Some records
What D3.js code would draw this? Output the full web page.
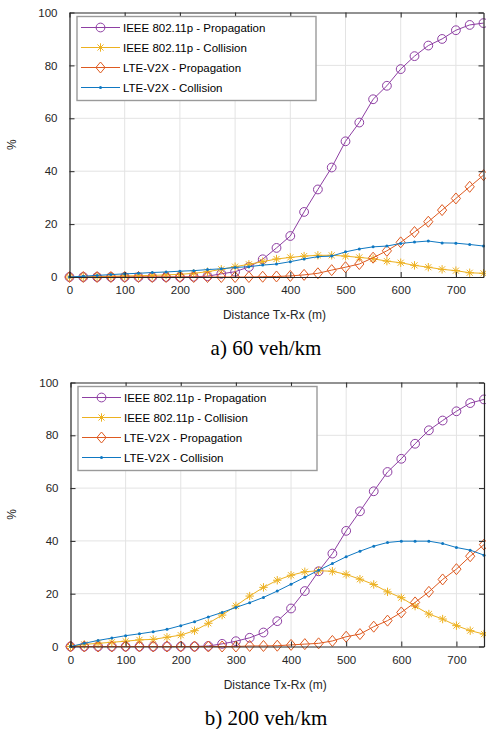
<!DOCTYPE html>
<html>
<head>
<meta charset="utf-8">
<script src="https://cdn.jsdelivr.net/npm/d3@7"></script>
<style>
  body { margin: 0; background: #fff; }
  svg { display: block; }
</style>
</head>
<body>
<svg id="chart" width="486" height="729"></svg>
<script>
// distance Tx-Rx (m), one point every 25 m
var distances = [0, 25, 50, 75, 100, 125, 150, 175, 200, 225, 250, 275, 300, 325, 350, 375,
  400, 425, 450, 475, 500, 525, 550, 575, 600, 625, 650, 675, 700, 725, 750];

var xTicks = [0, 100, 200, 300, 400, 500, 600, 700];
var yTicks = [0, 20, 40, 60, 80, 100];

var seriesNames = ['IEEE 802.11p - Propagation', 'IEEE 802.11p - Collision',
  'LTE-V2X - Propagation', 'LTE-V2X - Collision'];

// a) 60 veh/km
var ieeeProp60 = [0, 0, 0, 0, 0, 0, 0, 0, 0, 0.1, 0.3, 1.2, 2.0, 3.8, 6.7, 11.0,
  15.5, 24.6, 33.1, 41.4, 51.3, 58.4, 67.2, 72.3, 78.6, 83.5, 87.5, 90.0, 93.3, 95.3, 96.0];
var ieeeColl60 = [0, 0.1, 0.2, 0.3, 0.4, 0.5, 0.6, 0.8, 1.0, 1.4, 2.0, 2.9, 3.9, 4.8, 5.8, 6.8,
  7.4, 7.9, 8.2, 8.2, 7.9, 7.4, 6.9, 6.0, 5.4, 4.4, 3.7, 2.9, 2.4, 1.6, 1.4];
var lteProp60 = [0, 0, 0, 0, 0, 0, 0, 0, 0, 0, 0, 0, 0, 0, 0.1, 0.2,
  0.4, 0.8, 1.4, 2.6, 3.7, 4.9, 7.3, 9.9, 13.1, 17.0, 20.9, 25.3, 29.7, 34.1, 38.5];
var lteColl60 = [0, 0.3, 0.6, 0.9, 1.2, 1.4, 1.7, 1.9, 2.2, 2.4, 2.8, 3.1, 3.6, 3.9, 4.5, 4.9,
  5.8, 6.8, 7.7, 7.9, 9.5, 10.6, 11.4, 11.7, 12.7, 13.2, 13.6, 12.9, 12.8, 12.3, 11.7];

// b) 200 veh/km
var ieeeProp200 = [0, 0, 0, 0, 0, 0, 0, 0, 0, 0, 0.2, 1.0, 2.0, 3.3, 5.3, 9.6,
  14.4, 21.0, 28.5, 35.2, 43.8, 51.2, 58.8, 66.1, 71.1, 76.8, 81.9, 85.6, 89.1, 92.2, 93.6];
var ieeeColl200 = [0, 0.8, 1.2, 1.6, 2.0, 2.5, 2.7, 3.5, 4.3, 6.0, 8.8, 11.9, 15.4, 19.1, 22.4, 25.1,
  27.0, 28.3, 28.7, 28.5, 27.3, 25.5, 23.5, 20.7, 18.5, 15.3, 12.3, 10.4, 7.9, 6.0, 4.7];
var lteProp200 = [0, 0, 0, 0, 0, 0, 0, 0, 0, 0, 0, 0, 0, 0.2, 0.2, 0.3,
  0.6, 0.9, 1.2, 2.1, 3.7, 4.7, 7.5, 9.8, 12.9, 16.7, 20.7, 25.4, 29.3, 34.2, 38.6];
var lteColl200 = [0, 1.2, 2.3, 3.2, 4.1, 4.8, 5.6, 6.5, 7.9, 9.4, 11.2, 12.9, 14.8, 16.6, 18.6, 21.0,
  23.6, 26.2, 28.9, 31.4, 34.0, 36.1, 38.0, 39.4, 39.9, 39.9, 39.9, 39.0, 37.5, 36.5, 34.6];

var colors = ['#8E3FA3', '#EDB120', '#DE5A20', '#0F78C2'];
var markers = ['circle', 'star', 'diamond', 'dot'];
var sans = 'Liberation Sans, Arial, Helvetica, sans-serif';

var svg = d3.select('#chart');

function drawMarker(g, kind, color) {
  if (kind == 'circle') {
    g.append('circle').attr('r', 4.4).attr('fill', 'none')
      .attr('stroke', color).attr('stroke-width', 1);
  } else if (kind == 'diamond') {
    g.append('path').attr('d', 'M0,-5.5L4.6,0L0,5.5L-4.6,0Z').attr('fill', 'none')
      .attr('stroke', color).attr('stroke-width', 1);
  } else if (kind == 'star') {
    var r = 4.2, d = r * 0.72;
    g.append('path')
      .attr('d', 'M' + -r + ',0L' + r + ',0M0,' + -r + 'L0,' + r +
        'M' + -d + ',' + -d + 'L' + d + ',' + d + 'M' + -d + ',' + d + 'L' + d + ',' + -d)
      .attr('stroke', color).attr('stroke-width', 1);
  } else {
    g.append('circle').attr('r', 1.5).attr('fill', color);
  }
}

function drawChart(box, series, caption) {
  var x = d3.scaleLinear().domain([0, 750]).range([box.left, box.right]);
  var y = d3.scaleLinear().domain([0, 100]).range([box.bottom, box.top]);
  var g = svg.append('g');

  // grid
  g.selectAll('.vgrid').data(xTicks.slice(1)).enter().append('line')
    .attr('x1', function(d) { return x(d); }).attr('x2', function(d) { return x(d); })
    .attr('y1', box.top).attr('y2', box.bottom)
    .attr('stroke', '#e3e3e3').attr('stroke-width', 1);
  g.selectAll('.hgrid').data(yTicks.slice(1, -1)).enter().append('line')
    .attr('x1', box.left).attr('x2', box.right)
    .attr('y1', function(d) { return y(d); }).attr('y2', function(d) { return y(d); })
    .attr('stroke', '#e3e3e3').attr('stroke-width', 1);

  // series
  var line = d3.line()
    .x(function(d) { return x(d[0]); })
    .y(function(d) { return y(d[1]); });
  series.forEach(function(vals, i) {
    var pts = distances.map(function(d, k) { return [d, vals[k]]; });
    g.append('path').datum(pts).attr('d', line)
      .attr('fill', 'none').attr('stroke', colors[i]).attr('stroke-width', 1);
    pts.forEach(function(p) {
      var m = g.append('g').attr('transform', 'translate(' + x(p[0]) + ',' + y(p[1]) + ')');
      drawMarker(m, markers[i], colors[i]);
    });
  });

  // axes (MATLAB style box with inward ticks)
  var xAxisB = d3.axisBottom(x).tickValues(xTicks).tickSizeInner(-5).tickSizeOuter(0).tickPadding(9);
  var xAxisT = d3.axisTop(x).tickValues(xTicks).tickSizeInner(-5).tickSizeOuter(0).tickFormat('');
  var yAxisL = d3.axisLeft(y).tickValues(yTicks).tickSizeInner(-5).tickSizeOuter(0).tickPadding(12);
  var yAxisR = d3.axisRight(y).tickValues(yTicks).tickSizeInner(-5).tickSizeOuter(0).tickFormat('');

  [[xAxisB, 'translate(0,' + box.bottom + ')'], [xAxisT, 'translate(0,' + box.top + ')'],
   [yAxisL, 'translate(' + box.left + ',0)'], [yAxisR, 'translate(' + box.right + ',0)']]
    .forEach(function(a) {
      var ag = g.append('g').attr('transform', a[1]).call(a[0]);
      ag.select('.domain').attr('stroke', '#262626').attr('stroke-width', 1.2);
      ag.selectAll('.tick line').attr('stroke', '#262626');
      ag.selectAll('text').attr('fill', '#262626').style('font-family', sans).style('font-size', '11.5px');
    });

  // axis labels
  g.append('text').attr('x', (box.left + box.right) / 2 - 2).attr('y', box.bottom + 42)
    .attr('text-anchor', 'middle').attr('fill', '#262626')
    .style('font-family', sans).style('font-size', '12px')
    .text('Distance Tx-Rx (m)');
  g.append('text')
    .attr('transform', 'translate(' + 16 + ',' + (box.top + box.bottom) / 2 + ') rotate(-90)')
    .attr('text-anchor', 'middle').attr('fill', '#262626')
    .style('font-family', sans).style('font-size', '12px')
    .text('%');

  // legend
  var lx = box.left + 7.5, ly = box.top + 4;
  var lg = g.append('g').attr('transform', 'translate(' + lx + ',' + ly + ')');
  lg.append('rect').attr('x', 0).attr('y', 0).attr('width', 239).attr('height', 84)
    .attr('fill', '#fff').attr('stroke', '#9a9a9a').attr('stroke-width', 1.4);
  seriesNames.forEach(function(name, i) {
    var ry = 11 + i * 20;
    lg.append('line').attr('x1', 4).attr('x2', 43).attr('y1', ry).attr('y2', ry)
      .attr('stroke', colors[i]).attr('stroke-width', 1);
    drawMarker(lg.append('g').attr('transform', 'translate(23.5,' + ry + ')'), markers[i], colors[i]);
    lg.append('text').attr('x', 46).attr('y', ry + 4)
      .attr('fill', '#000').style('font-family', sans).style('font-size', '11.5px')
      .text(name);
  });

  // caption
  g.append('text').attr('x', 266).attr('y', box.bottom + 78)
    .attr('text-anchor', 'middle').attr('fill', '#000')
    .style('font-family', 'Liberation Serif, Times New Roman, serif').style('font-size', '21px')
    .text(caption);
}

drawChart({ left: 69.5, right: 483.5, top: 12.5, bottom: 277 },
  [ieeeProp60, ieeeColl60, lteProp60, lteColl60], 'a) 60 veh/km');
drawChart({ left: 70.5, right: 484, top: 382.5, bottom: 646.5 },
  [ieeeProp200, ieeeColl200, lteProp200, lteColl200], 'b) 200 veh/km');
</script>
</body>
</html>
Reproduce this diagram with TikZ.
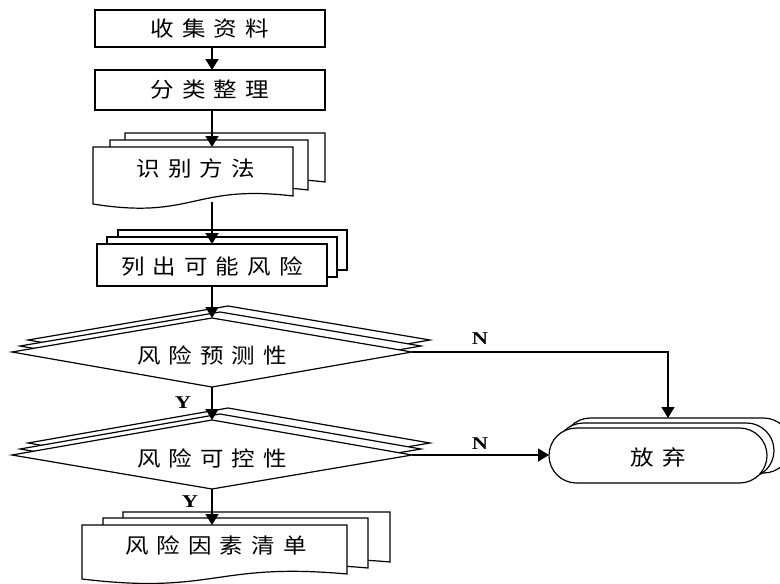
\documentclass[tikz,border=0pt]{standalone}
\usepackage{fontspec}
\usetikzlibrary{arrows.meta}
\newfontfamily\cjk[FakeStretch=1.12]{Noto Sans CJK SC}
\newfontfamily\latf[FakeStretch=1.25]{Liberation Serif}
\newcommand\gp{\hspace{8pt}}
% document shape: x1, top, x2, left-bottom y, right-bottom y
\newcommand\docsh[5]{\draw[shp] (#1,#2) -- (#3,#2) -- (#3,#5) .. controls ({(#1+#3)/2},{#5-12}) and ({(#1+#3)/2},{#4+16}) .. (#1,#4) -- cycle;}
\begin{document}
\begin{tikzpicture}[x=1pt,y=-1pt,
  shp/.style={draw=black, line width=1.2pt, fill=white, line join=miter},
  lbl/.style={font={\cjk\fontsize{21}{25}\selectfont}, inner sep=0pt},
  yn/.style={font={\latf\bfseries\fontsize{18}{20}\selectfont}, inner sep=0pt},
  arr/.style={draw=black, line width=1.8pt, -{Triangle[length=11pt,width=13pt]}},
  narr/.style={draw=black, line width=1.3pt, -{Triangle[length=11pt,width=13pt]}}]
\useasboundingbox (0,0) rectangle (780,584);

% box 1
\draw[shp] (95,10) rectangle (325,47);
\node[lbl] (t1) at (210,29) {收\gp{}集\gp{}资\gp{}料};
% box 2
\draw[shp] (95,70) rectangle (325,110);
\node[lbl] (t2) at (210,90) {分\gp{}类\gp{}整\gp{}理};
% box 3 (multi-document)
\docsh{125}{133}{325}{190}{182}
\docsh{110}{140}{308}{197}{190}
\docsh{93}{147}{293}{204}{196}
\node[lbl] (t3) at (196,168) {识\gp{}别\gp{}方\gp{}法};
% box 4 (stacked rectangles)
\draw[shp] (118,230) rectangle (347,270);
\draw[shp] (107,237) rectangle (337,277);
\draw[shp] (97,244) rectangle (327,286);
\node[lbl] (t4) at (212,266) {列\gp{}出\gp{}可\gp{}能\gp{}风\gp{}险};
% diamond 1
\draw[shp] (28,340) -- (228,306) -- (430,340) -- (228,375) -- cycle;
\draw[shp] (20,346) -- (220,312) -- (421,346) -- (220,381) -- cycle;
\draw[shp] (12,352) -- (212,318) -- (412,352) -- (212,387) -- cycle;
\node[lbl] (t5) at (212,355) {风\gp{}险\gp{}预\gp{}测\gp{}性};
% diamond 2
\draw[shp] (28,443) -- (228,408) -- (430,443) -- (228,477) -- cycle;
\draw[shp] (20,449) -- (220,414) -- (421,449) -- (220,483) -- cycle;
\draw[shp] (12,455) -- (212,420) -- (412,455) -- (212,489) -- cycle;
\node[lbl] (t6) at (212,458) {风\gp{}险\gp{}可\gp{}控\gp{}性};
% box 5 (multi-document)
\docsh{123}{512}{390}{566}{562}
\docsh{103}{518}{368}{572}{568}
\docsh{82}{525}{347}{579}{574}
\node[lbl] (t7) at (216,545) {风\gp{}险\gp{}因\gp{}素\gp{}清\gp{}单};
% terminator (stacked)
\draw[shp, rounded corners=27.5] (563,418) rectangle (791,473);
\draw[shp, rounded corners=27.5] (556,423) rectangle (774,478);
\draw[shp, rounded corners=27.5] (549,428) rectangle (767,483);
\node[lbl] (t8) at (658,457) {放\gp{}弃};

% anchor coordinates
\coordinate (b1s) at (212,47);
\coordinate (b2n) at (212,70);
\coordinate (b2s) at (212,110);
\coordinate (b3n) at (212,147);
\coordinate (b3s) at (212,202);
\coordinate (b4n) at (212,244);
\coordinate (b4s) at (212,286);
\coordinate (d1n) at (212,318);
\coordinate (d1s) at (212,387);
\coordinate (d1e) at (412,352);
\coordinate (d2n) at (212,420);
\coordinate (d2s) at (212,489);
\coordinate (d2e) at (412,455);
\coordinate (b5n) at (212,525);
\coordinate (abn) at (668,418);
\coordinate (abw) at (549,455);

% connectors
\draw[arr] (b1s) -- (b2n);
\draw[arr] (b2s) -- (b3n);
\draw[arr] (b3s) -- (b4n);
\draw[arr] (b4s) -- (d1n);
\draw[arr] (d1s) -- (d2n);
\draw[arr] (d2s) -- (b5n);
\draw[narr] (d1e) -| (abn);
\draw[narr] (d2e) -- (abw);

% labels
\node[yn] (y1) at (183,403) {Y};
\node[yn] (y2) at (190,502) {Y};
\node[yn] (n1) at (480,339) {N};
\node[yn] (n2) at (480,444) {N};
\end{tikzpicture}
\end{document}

**STATED PROBLEM:** In the data above, please extract the lines from the first one through the line with "Propagation', 'LTE-V2X - Collision'];", exactly, and keep pictures out.

**EXERCISE ANSWER:**
What D3.js code would draw this? Output the full web page.
<!DOCTYPE html>
<html>
<head>
<meta charset="utf-8">
<script src="https://cdn.jsdelivr.net/npm/d3@7"></script>
<style>
  body { margin: 0; background: #fff; }
  svg { display: block; }
</style>
</head>
<body>
<svg id="chart" width="486" height="729"></svg>
<script>
// distance Tx-Rx (m), one point every 25 m
var distances = [0, 25, 50, 75, 100, 125, 150, 175, 200, 225, 250, 275, 300, 325, 350, 375,
  400, 425, 450, 475, 500, 525, 550, 575, 600, 625, 650, 675, 700, 725, 750];

var xTicks = [0, 100, 200, 300, 400, 500, 600, 700];
var yTicks = [0, 20, 40, 60, 80, 100];

var seriesNames = ['IEEE 802.11p - Propagation', 'IEEE 802.11p - Collision',
  'LTE-V2X - Propagation', 'LTE-V2X - Collision'];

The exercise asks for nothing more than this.